Phil’s song is as much a tribute to Evers life as a cry of anguish about his death. As with many of Phil’s early songs it’s not directed at anyone in particular, the song serving a little more than a vent for his anger, as if as a consequence of an insatiable urge rather than a carefully considered reaction. .
It’stwo titles are interesting. The Ballad of Medgar Evers suggests a song about the man while Too Many Martyrs suggests a song about something wider. And that is the crux of the issue surrounding topical songs – how can the songwriter write about something specific while also making a general point?
This was Phil’s first Mississippi song to make it onto record, but certainly not the last. Too Many Martyrs was a song borne of newspaper articles. His later Here’s To The State Of Mississippi was borne, in part at least, from personal experience. It is almost certainly his most angry and perhaps, controversial song – “Mississippi find yourself another country to be part of”. Many people disagreed with Phil’s sentiments, if not perhaps his anger. Indeed, ironically, perhaps Medgar Evers would have been one such critic. Evers saw beyond the prejudice and injustice rife in his home state. He wrote that;
“It may sound funny but I love the South. I don’t choose to live anywhere else. There’s land here where a man can raise cattle, and I’m going to do it someday. There are lakes where a man can sink a hook and fight the bass. There is room for my children to play and grow and become good citizens – if the white man will let them…”

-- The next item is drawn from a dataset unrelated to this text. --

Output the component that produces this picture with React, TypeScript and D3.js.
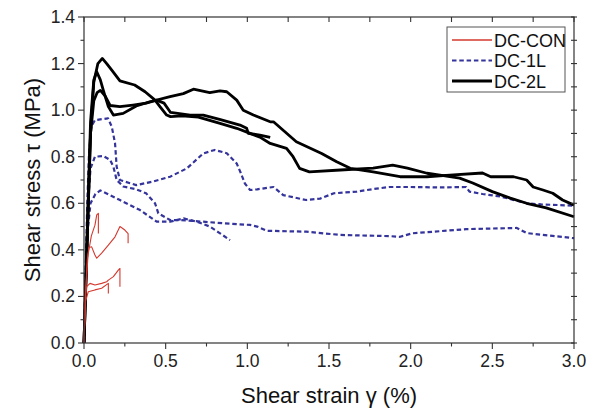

Medgar fought to make this dream a reality – not only on the streets of Jackson but also on the beaches of Normandy. After his death, and the gross injustice of the original trial of his killer, others took up the fight. During his funeral procession, the thousands who followed his coffin, black and white alike, sang – “After Medgar – no more fear. After Medgar – no more fear”. Walter Gardener, a contemporary of Evers said that his death “catalysed my interest in getting with trying to do something, to be a participant and not a bystander in our society”
In 1969 Medgar’s brother, Charles, became the first Black Mayor elected in Mississippi, and said that;
“Medgar and I said many years ago, if we ever end the violent racism in this state, it’ll be the greatest state in the world to live. And now Medgar, I know you’re gone, but I’m telling you son, it’s come to pass”.
Myrlie Evers reaction to Beckwith’s conviction in 1994, as reported in the New York Times by Ronald Smothers, was priceless;
“Outside a short time later, Myrlie Evers, the widow of the murdered civil rights worker, stood before reporters and warned that she was about to throw off the veil of composure that she had worn throughout the trial. She then broke into a smile, shouted a cheer and raised a clenched fist to the sky in triumph.”
It wasn’t just justice for her husband that she was celebrating, but it was that the world had seen a different Mississippi, and that the Mississippi that her husband had dreamed of and fought for, was possible.